Well, i agree. Im running into the same behaviour. It doesnt want to pickup a significantly green value from a green object. Im testing with TCS230 or 3000 im not even sure, but i tried 101 examples for both, just in case.

All i can think off is that anyone thusfar has been statisfied with bad results, hence, publishing bad libraries.
Its said this particular sensor i have is used to read RGB pixel of Displays to see if the colors are OK.

If thats true, this sensor is just being mistreaded by any of the libraries so far. But im hesistate to conclude this. I mean, i rather wish to adopt my sensor is broken. But Perhaps i just need to start from Scratch and write the code myself?!

That said, i hardly understand the Data Sheet for this one, and i usuealy have no issues with datasheets....

As per the other post, if you are looking for TCS230 library that works with an explanation of how to calibrate the sensor, look at my code libraries, linked below.

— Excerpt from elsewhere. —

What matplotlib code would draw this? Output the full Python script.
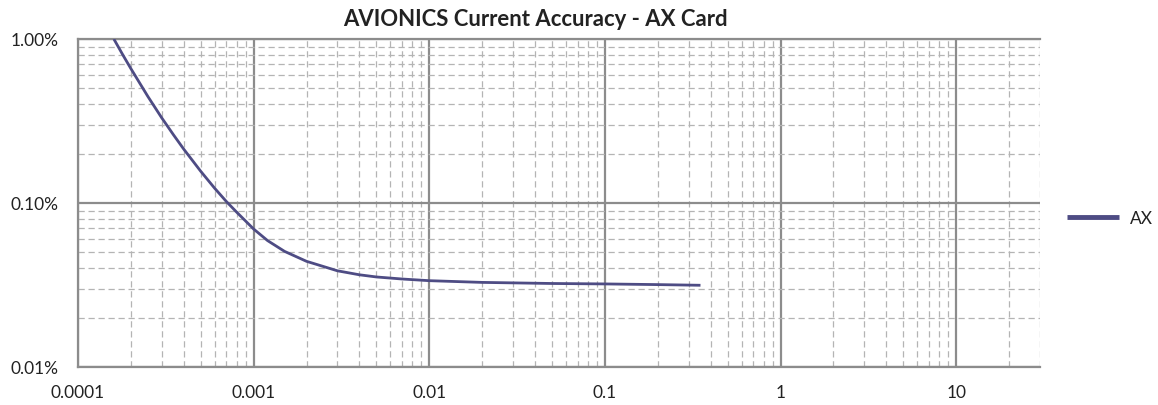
import matplotlib
matplotlib.use("Agg")
import matplotlib.pyplot as plt
from matplotlib.ticker import LogLocator, FixedLocator, NullFormatter, FuncFormatter

plt.rcParams['font.family'] = ['Lato', 'DejaVu Sans']

# Data (current in A, accuracy in %)
current = [0.00016, 0.00018, 0.0002, 0.00025, 0.0003, 0.00035, 0.0004, 0.0005,
           0.0006, 0.0007, 0.0008, 0.001, 0.0012, 0.0015, 0.002, 0.003, 0.004,
           0.005, 0.007, 0.01, 0.02, 0.05, 0.1, 0.2, 0.35]
accuracy = [1.00, 0.80, 0.66, 0.446, 0.330, 0.260, 0.213, 0.156,
            0.123, 0.102, 0.088, 0.0694, 0.059, 0.0507, 0.0441, 0.0386, 0.0365,
            0.0354, 0.0344, 0.0336, 0.0328, 0.0323, 0.0321, 0.0318, 0.0315]
series_name = "AX"
title = "AVIONICS Current Accuracy - AX Card"
x_ticks = [0.0001, 0.001, 0.01, 0.1, 1, 10]
x_tick_labels = ["0.0001", "0.001", "0.01", "0.1", "1", "10"]
y_ticks = [0.01, 0.1, 1.0]

fig = plt.figure(figsize=(11.58, 4.06), dpi=100)
ax = fig.add_axes([78/1158, 1-368/406, (1040-78)/1158, (368-40)/406])

ax.plot(current, accuracy, color='#4E4C84', lw=2.0, label=series_name, zorder=5,
        solid_joinstyle='round', solid_capstyle='butt')

ax.set_xscale('log')
ax.set_yscale('log')
ax.set_xlim(0.0001, 30)
ax.set_ylim(0.01, 1.0)

ax.xaxis.set_major_locator(FixedLocator(x_ticks))
ax.set_xticklabels(x_tick_labels)
ax.xaxis.set_minor_locator(LogLocator(base=10, subs=range(2, 10), numticks=20))
ax.xaxis.set_minor_formatter(NullFormatter())
ax.yaxis.set_major_locator(FixedLocator(y_ticks))
ax.yaxis.set_major_formatter(FuncFormatter(lambda v, p: f"{v:.2f}%"))
ax.yaxis.set_minor_locator(LogLocator(base=10, subs=range(2, 10), numticks=20))
ax.yaxis.set_minor_formatter(NullFormatter())

ax.grid(which='major', color='#8C8C8C', lw=1.6, ls='-')
ax.grid(which='minor', color='#B4B4B4', lw=0.9, ls=(0, (5, 3)))
ax.set_axisbelow(True)

ax.tick_params(which='both', length=0)
ax.tick_params(axis='x', pad=12, labelsize=12.5, colors='#222222')
ax.tick_params(axis='y', pad=14, labelsize=12.5, colors='#222222')

for s in ['left', 'top', 'bottom']:
    ax.spines[s].set_color('#8C8C8C')
    ax.spines[s].set_linewidth(1.6)
ax.spines['right'].set_visible(False)

fig.text(0.5*(343+727)/1158, 1-19/406, title, ha='center', va='center',
         fontsize=15.9, fontweight='bold', color='#222222')

leg = fig.legend(loc='center left', bbox_to_anchor=(1067/1158, 1-219/406),
                 frameon=False, fontsize=12.5, handlelength=3.0, handletextpad=0.6,
                 borderpad=0, borderaxespad=0)
for t in leg.get_texts():
    t.set_color('#222222')
for l in leg.get_lines():
    l.set_linewidth(3.5)

fig.savefig("out.png", dpi=100)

Yeah, i did, but its not yielding the results im looking for. Maybe its todo with my sensor. I now need to learn to write my own so i understand, and see if i can take it from there. And then compare to yours to see what you do differently.

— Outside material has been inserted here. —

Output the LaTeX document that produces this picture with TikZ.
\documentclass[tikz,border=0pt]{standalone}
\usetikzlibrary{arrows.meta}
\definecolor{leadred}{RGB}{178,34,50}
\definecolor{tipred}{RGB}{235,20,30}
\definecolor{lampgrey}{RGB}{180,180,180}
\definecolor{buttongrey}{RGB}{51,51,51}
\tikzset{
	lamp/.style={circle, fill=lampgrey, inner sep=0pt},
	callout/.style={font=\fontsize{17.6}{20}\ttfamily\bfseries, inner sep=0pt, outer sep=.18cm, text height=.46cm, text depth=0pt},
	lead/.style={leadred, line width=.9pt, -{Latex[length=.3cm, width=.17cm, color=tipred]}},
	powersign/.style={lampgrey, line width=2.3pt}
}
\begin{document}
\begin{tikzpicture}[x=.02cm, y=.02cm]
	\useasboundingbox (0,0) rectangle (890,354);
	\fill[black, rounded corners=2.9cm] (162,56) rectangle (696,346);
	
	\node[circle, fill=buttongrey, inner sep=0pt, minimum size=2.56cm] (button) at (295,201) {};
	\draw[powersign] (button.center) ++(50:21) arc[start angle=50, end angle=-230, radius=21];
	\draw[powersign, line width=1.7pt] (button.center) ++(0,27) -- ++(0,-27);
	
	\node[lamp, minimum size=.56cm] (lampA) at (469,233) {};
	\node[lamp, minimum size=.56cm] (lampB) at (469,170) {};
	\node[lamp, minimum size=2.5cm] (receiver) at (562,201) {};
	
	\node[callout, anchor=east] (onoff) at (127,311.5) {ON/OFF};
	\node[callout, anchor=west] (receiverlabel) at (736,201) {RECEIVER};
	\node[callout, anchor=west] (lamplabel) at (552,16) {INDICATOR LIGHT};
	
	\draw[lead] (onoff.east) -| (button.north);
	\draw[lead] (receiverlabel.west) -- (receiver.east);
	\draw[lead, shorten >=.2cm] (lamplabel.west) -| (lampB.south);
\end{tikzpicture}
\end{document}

I may be able to shed some light :wink: on this issue. The RGB method of describing color is an imatation of what atually happens when a human perceives color. There is a lot of "processing" that goes on between the place where light enters the eye and a person says, "oh yes, that color is orange". In fact, if two colors are seen by a human it would be perceived as some color between those two. So, when your rgb color sensor sees what looks like green to you, the sensors might actually be responding to some shade of blue and some shade of yellow at the same time. In that case there would be output from all three sensors. In fact, there are an infinite number of colors and color combinations that a human would perceive as green, or many other colors.

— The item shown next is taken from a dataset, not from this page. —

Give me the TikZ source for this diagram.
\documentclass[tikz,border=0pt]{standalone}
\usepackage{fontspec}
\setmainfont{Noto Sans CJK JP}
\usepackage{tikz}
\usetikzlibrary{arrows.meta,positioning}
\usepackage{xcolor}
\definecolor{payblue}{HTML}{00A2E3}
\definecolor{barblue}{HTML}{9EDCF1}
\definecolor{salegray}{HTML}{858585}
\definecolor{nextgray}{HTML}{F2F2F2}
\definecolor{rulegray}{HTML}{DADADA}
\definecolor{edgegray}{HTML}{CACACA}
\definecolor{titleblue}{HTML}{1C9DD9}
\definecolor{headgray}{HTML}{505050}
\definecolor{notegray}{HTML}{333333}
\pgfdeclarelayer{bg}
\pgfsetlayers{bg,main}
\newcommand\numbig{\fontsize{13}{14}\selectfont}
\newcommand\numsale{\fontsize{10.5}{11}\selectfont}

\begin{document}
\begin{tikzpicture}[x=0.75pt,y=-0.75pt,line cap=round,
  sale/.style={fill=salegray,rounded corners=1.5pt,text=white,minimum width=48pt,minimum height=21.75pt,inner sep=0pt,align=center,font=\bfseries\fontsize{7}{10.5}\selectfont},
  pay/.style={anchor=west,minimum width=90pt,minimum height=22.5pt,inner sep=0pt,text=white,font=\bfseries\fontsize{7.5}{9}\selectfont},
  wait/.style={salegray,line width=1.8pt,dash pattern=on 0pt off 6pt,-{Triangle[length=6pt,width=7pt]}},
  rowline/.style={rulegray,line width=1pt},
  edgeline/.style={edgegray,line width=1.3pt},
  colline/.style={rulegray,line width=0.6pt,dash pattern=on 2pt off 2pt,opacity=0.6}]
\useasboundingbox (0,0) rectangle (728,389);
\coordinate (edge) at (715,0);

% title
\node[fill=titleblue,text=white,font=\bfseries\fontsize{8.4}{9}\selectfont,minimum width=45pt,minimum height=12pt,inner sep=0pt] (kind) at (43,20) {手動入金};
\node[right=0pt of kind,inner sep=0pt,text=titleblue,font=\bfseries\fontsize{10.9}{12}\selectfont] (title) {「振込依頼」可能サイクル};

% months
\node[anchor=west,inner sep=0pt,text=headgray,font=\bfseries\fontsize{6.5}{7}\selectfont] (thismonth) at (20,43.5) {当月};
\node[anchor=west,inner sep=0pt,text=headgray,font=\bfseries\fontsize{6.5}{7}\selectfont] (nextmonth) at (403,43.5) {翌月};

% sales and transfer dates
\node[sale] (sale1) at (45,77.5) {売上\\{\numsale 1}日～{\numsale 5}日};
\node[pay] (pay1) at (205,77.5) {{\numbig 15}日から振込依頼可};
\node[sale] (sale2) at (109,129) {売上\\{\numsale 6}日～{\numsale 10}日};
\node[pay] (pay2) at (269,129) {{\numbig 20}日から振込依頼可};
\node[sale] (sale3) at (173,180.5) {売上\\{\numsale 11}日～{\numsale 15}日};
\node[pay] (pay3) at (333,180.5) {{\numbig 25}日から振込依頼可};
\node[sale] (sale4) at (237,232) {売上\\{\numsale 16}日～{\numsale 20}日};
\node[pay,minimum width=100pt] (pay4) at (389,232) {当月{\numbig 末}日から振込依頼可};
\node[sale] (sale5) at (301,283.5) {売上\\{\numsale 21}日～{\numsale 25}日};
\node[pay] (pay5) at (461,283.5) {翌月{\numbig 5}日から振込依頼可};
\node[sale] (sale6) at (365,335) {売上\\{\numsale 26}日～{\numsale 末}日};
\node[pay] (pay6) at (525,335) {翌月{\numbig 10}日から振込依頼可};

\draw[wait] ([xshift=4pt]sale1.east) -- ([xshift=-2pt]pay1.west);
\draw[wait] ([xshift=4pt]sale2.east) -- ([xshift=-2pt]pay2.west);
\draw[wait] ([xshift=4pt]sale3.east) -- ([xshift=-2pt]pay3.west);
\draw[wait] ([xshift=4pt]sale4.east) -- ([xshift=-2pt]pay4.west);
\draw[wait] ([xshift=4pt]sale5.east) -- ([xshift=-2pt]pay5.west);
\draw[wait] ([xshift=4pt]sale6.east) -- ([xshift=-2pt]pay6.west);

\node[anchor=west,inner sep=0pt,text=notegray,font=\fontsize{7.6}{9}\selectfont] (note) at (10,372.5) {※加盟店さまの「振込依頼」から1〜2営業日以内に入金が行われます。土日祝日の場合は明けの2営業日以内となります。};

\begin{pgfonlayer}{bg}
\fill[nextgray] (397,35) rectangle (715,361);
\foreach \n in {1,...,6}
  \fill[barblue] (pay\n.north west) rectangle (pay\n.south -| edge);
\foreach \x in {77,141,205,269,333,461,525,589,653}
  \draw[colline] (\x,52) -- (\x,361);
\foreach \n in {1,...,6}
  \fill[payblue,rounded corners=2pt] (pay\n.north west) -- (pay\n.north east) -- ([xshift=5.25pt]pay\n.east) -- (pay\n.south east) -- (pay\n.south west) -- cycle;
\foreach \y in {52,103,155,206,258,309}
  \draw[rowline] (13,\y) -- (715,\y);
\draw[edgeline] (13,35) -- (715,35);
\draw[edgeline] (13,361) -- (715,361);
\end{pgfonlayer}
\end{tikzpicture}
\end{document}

The RGB method can be used to measure and reproduce colors quite well, but the process only works well in one direction. You cannot measure RGB values and accurately predict what a human would call the color.

You might have better luck looking for one of the wavelengths that chlorophyll reflects. Presumably dirt wouldn't have much chlorophyll.

Wild guess: when 16 bits are transferred via I2C, the order of the high and low bytes may not match the code.